Toyota ventured into hybrid technology with the introduction of the Prius hybrid in 1997. It was the first mass produced hybrid that came to market and has become a statement vehicle for the manufacturer ever since. This hybrid technology would shape Toyota’s vehicles to this day, and the technology has only evolved over time.

  • First Generation 1997-2003
  • Second Generation 2003-2009
  • Third Generation 2009-2015
  • Fourth Generation 2015-2022
  • Fifth Generation 2024-

This includes the upcoming fifth generation Prius to be released later this year, which is a Prius that will be housing a Plug-In hybrid powertrain. This will compliment Toyota’s multi-path approach to carbon neutrality. Currently, there have been more than 23 million Prius sold, 5 million of which are hybrid or plug-in hybrid. With an eye-catching appearance and a surprising amount of power at 223 overall bhp, this vehicle makes for a versatile and stylish choice.
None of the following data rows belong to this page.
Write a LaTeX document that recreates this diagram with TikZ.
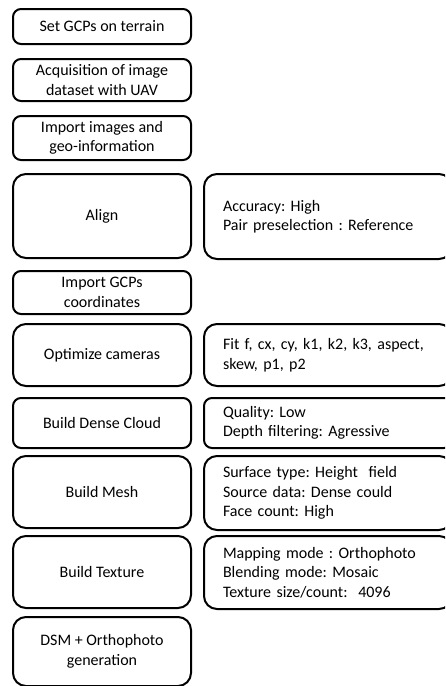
\documentclass[tikz,border=0pt]{standalone}
\usepackage{fontspec}
\setmainfont{Carlito}
\frenchspacing
\begin{document}
\begin{tikzpicture}[x=1pt,y=-1pt,
  every node/.style={font=\fontsize{16}{19.5}\selectfont},
  box/.style={draw=black, line width=2pt, rounded corners=8pt, anchor=north west, inner sep=0pt},
  lbox/.style={box, minimum width=178pt, align=center},
  rbox/.style={box, minimum width=248pt, text width=210pt, inner xsep=19pt, align=left},
  big/.style={rounded corners=13pt}
]
\useasboundingbox (0,0) rectangle (445,686);
\clip (0,0) rectangle (445,686);
% left column
\node[lbox, minimum height=35pt] (gcp) at (12,8) {Set GCPs on terrain};
\node[lbox, minimum height=42pt] (acq) at (12,58) {Acquisition of image\\dataset with UAV};
\node[lbox, minimum height=44pt] (imp) at (12,115) {Import images and\\geo-information};
\node[lbox, big, minimum height=84pt] (align) at (12,173) {Align};
\node[lbox, minimum height=43pt] (impgcp) at (12,270) {Import GCPs\\coordinates};
\node[lbox, big, minimum height=62pt] (opt) at (12,323) {Optimize cameras};
\node[lbox, minimum height=50pt] (dense) at (12,397) {Build Dense Cloud};
\node[lbox, big, minimum height=72pt] (mesh) at (12,455) {Build Mesh};
\node[lbox, big, minimum height=72pt] (tex) at (12,535) {Build Texture};
\node[lbox, big, minimum height=69pt] (dsm) at (12,616) {DSM + Orthophoto\\generation};
% right column
\node[rbox, big, minimum height=85pt] (alignp) at (203,173) {Accuracy: High\\Pair preselection : Reference};
\node[rbox, big, minimum height=62pt] (optp) at (203,323) {Fit f, cx, cy, k1, k2, k3, aspect,\\skew, p1, p2};
\node[rbox, minimum height=50pt] (densep) at (203,397) {Quality: Low\\Depth filtering: Agressive};
\node[rbox, big, minimum height=74pt] (meshp) at (203,455) {Surface type: Height\ \ field\\Source data: Dense could\\Face count: High};
\node[rbox, big, minimum height=73pt] (texp) at (203,535) {Mapping mode : Orthophoto\\Blending mode: Mosaic\\Texture size/count:\ \ 4096};
\end{tikzpicture}
\end{document}
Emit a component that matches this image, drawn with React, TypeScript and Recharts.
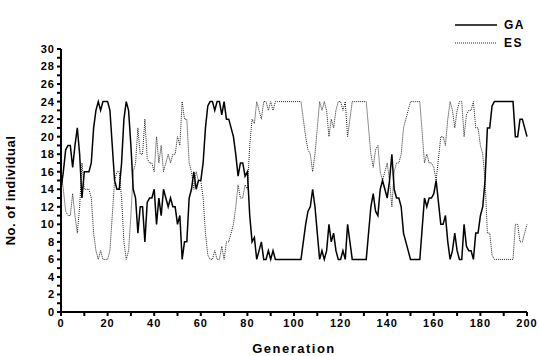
import { LineChart, Line, XAxis, YAxis, Legend } from "recharts";

// --- data ---
const generation = [
  0, 1, 2, 3, 4, 5, 6, 7, 8, 9, 10, 11, 12, 13, 14, 15, 16, 17, 18, 19,
  20, 21, 22, 23, 24, 25, 26, 27, 28, 29, 30, 31, 32, 33, 34, 35, 36, 37, 38, 39,
  40, 41, 42, 43, 44, 45, 46, 47, 48, 49, 50, 51, 52, 53, 54, 55, 56, 57, 58, 59,
  60, 61, 62, 63, 64, 65, 66, 67, 68, 69, 70, 71, 72, 73, 74, 75, 76, 77, 78, 79,
  80, 81, 82, 83, 84, 85, 86, 87, 88, 89, 90, 91, 92, 93, 103, 104, 105, 106, 107, 108,
  109, 110, 111, 112, 113, 114, 115, 116, 117, 118, 119, 120, 121, 122, 123, 124, 125, 131, 132, 133,
  134, 135, 136, 137, 138, 139, 140, 141, 142, 143, 144, 145, 146, 147, 148, 149, 150, 154, 155, 156,
  157, 158, 159, 160, 161, 162, 163, 164, 165, 166, 167, 168, 169, 170, 171, 172, 173, 174, 175, 176,
  177, 178, 179, 180, 181, 182, 183, 184, 185, 186, 194, 195, 196, 197, 198, 199, 200,
];

const gaCount = [
  14, 16, 18.5, 19, 19, 16.5, 19, 21, 18, 13, 16, 16, 16, 17, 21, 23, 24, 23, 24, 24,
  24, 23, 19, 15, 14, 14, 17, 22, 24, 23, 19, 14, 13, 9, 12, 12, 8, 12.5, 13, 13,
  14, 10, 13, 11, 14, 13, 12, 13, 12, 12, 10, 11, 6, 8, 8, 13, 14, 16, 14, 15,
  15, 17, 21, 23.5, 24, 24, 23, 24, 24, 22.5, 24, 22, 22, 21, 20, 18, 15.5, 17, 17, 15.5,
  16, 11, 8, 8.5, 6, 7, 8, 6, 6, 7, 6, 7, 6, 6, 6, 8, 10, 11.5, 12, 14,
  12, 9, 6, 7, 6, 7, 10, 8, 9, 7, 6, 6, 7, 6, 10, 8, 6, 6, 9, 12,
  13.5, 11.5, 11, 14, 15, 14, 13, 15, 18, 14, 13, 13, 12, 9, 8, 7, 6, 6, 9.5, 13,
  12, 13, 13, 13.5, 15, 12.5, 10, 10, 11, 8, 6, 7, 9, 7, 6, 6, 10, 7.5, 7, 7,
  6, 9, 9, 11, 12, 15, 21, 21, 23.5, 24, 24, 20, 20, 22, 22, 21, 20,
];

const esCount = [
  16, 14, 11.5, 11, 11, 13.5, 11, 9, 12, 17, 14, 14, 14, 13, 9, 7, 6, 7, 6, 6,
  6, 7, 11, 15, 16, 16, 13, 8, 6, 7, 11, 16, 17, 21, 18, 18, 22, 17.5, 17, 17,
  16, 20, 17, 19, 16, 17, 18, 17, 18, 18, 20, 19, 24, 22, 22, 17, 16, 14, 16, 15,
  15, 13, 9, 6.5, 6, 6, 7, 6, 6, 7.5, 6, 8, 8, 9, 10, 12, 14.5, 13, 13, 14.5,
  14, 19, 22, 21.5, 24, 23, 22, 24, 24, 23, 24, 23, 24, 24, 24, 22, 20, 18.5, 18, 16,
  18, 21, 24, 23, 24, 23, 20, 22, 21, 23, 24, 24, 23, 24, 20, 22, 24, 24, 21, 18,
  16.5, 18.5, 19, 16, 15, 16, 17, 15, 12, 16, 17, 17, 18, 21, 22, 23, 24, 24, 20.5, 17,
  18, 17, 17, 16.5, 15, 17.5, 20, 20, 19, 22, 24, 23, 21, 23, 24, 24, 20, 22.5, 23, 23,
  24, 21, 21, 19, 18, 15, 9, 9, 6.5, 6, 6, 10, 10, 8, 8, 9, 10,
];

const xTicks = [0, 10, 20, 30, 40, 50, 60, 70, 80, 90, 100, 110, 120, 130, 140, 150, 160, 170, 180, 190, 200];
const yTicks = [0, 1, 2, 3, 4, 5, 6, 7, 8, 9, 10, 11, 12, 13, 14, 15, 16, 17, 18, 19, 20, 21, 22, 23, 24, 25, 26, 27, 28, 29, 30];

const rows = generation.map((g, i) => ({ gen: g, ga: gaCount[i], es: esCount[i] }));

const font = "'Liberation Sans', Arial, sans-serif";
const tickStyle = { fontSize: 11, fontWeight: 700, fill: "#000", fontFamily: font, letterSpacing: 1 };

function LegendBox() {
  const items = [
    { name: "GA", dash: undefined, color: "#000", width: 1.5 },
    { name: "ES", dash: "1 1", color: "#222", width: 1 },
  ];
  return (
    <div style={{ fontFamily: font, fontWeight: 700, fontSize: 12, letterSpacing: 1.5 }}>
      {items.map((it) => (
        <div key={it.name} style={{ display: "flex", alignItems: "center", height: 18 }}>
          <svg width={44} height={6} style={{ marginRight: 5 }}>
            <line x1={0} y1={3} x2={42} y2={3} stroke={it.color} strokeWidth={it.width} strokeDasharray={it.dash} />
          </svg>
          <span>{it.name}</span>
        </div>
      ))}
    </div>
  );
}

export default function App() {
  return (
    <div style={{ position: "absolute", left: 0, top: 0, width: 539, height: 356, background: "#fff" }}>
      <LineChart width={539} height={356} data={rows} margin={{ top: 13, right: 12, bottom: 0, left: 0 }}>
        <XAxis
          dataKey="gen"
          type="number"
          domain={[0, 200]}
          ticks={xTicks}
          interval={0}
          tickFormatter={(v) => (v % 20 === 0 ? String(v) : "")}
          tick={tickStyle}
          tickSize={4}
          tickMargin={3}
          stroke="#000"
          strokeWidth={2}
          height={44}
          label={{ value: "Generation", position: "insideBottom", offset: 3, style: { fontSize: 13, fontWeight: 700, fill: "#000", fontFamily: font, letterSpacing: 1.5 } }}
        />
        <YAxis
          type="number"
          domain={[0, 30]}
          ticks={yTicks}
          interval={0}
          tickFormatter={(v) => (v % 2 === 0 ? String(v) : "")}
          tick={tickStyle}
          tickSize={4}
          tickMargin={2}
          stroke="#000"
          strokeWidth={2}
          width={61}
          label={{ value: "No. of individual", angle: -90, position: "insideLeft", offset: 10, dy: 10, style: { textAnchor: "middle", fontSize: 13, fontWeight: 700, fill: "#000", fontFamily: font, letterSpacing: 0.5 } }}
        />
        <Legend
          verticalAlign="top"
          align="right"
          content={() => <LegendBox />}
          wrapperStyle={{ position: "absolute", left: 455, top: 16, width: 80 }}
        />
        <Line dataKey="es" name="ES" type="linear" stroke="#222" strokeWidth={1} strokeDasharray="1 1" dot={false} isAnimationActive={false} />
        <Line dataKey="ga" name="GA" type="linear" stroke="#000" strokeWidth={1.5} dot={false} isAnimationActive={false} />
      </LineChart>
    </div>
  );
}
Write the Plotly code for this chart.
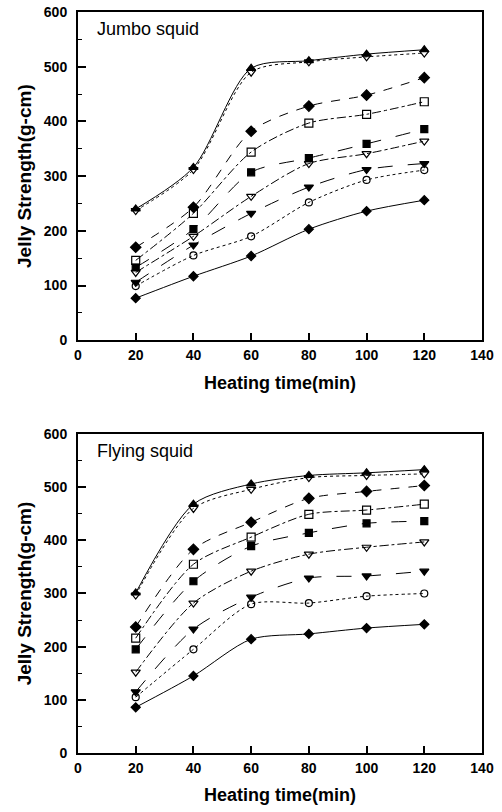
import plotly.graph_objects as go

time_min = [20, 40, 60, 80, 100, 120]

# Jumbo squid (top panel)
jumbo_a = [240, 316, 497, 511, 523, 531]
jumbo_b = [237, 312, 490, 509, 518, 525]
jumbo_c = [170, 243, 382, 428, 448, 480]
jumbo_d = [146, 232, 344, 397, 413, 436]
jumbo_e = [133, 203, 307, 333, 359, 386]
jumbo_f = [124, 190, 263, 323, 341, 364]
jumbo_g = [106, 174, 232, 280, 312, 323]
jumbo_h = [99, 155, 190, 252, 293, 311]
jumbo_i = [77, 117, 154, 203, 236, 256]

# Flying squid (bottom panel)
flying_a = [301, 468, 506, 522, 527, 533]
flying_b = [297, 460, 496, 518, 522, 525]
flying_c = [237, 383, 434, 479, 492, 503]
flying_d = [216, 355, 406, 449, 457, 468]
flying_e = [195, 323, 389, 414, 432, 436]
flying_f = [152, 282, 342, 374, 387, 397]
flying_g = [115, 233, 293, 329, 333, 342]
flying_h = [105, 195, 280, 282, 295, 300]
flying_i = [86, 145, 214, 224, 235, 242]

x_ticks = [0, 20, 40, 60, 80, 100, 120, 140]
y_ticks = [0, 100, 200, 300, 400, 500, 600]

panel_titles = ["Jumbo squid", "Flying squid"]
x_title = "Heating time(min)"
y_title = "Jelly Strength(g-cm)"

styles = [
    dict(symbol="triangle-up", dash="solid", size=8),
    dict(symbol="triangle-down-open", dash="dot", size=8),
    dict(symbol="diamond", dash="dash", size=8),
    dict(symbol="square-open", dash="dashdot", size=8),
    dict(symbol="square", dash="longdash", size=7),
    dict(symbol="triangle-down-open", dash="dashdot", size=8),
    dict(symbol="triangle-down", dash="longdash", size=8),
    dict(symbol="circle-open", dash="dot", size=7),
    dict(symbol="diamond", dash="solid", size=7),
]

top_series = [jumbo_a, jumbo_b, jumbo_c, jumbo_d, jumbo_e, jumbo_f, jumbo_g, jumbo_h, jumbo_i]
bot_series = [flying_a, flying_b, flying_c, flying_d, flying_e, flying_f, flying_g, flying_h, flying_i]

fig = go.Figure()
for series, xa, ya in [(top_series, "x", "y"), (bot_series, "x2", "y2")]:
    for vals, st in zip(series, styles):
        fig.add_trace(go.Scatter(
            x=time_min, y=vals, xaxis=xa, yaxis=ya,
            mode="lines+markers",
            line=dict(color="black", width=1, dash=st["dash"], shape="spline", smoothing=0.8),
            marker=dict(symbol=st["symbol"], size=st["size"], color="black",
                        line=dict(color="black", width=1.2)),
            showlegend=False,
        ))

tick_font = dict(family="Liberation Sans Narrow, Arial Narrow, Liberation Sans, Arial", size=14, color="black")
title_font_x = dict(family="Liberation Sans, Arial", size=18, color="black")
title_font_y = dict(family="Liberation Sans, Arial", size=19, color="black")

def xaxis_cfg(anchor):
    return dict(
        anchor=anchor, domain=[0, 1], range=[0, 140], tickvals=x_ticks,
        ticktext=["<b>%d</b>" % v for v in x_ticks],
        ticks="inside", ticklen=7, tickwidth=1.5, tickcolor="black",
        showline=True, linecolor="black", linewidth=2, mirror=True,
        showgrid=False, zeroline=False, automargin=False,
        tickfont=tick_font, ticklabelstandoff=1,
        title=dict(text="<b>" + x_title + "</b>", font=title_font_x, standoff=14),
    )

def yaxis_cfg(anchor, domain):
    return dict(
        anchor=anchor, domain=domain, range=[0, 600], tickvals=y_ticks,
        ticktext=["<b>%d</b>" % v for v in y_ticks],
        ticks="inside", ticklen=8, tickwidth=1.5, tickcolor="black",
        minor=dict(dtick=50, ticks="inside", ticklen=4, tickcolor="black", tickwidth=1),
        showline=True, linecolor="black", linewidth=2, mirror=True,
        showgrid=False, zeroline=False, automargin=False,
        tickfont=tick_font, ticklabelstandoff=6,
        title=dict(text="<b>" + y_title + "</b>", font=title_font_y, standoff=7),
    )

fig.update_layout(
    width=502, height=812,
    margin=dict(l=78, r=20, t=12, b=59),
    paper_bgcolor="white", plot_bgcolor="white",
    xaxis=xaxis_cfg("y"),
    yaxis=yaxis_cfg("x", [0.557, 1.0]),
    xaxis2=xaxis_cfg("y2"),
    yaxis2=yaxis_cfg("x2", [0.0, 0.4305]),
    annotations=[
        dict(text=panel_titles[0], xref="x domain", yref="y domain", x=0.042, y=0.985,
             xanchor="left", yanchor="top", showarrow=False,
             font=dict(family="Liberation Sans, Arial", size=18, color="black")),
        dict(text=panel_titles[1], xref="x2 domain", yref="y2 domain", x=0.042, y=0.985,
             xanchor="left", yanchor="top", showarrow=False,
             font=dict(family="Liberation Sans, Arial", size=18, color="black")),
    ],
)

# remove the default 8px page margin so the figure sits at the window origin
fig.write_html(
    "out.html",
    config={"displayModeBar": False},
    post_script="document.body.style.margin='0px';document.body.style.overflow='hidden';",
)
Currently, most of Toyota’s vehicles house a hybrid powertrain, varying from the Yaris to the RAV4 and everything in between. This has transformed the market and encouraged more economical and environmentally considerate driving. A hybrid vehicle operates as a standard petrol vehicle with a combustion engine, alongside a small battery. This means the car has regenerative braking so for a small proportion of your journey, you can run on electric.

The biggest benefit of a hybrid vehicle is you’re taking a step towards electrification with very little difference in your driving. And, you can drive a vehicle that brings you a step closer towards EV without having to plug in. You just fill up, as you would a regular petrol vehicle.

With Toyota improving their battery technology, this has contributed to a reduction in carbon emissions by almost 31 in the last 10 years. And they only look to improve this in future. From 2019, they have committed to reducing this by more than 50% by 2035. This is through their Battery Electric, Hybrid and Plug-In hybrid vehicles.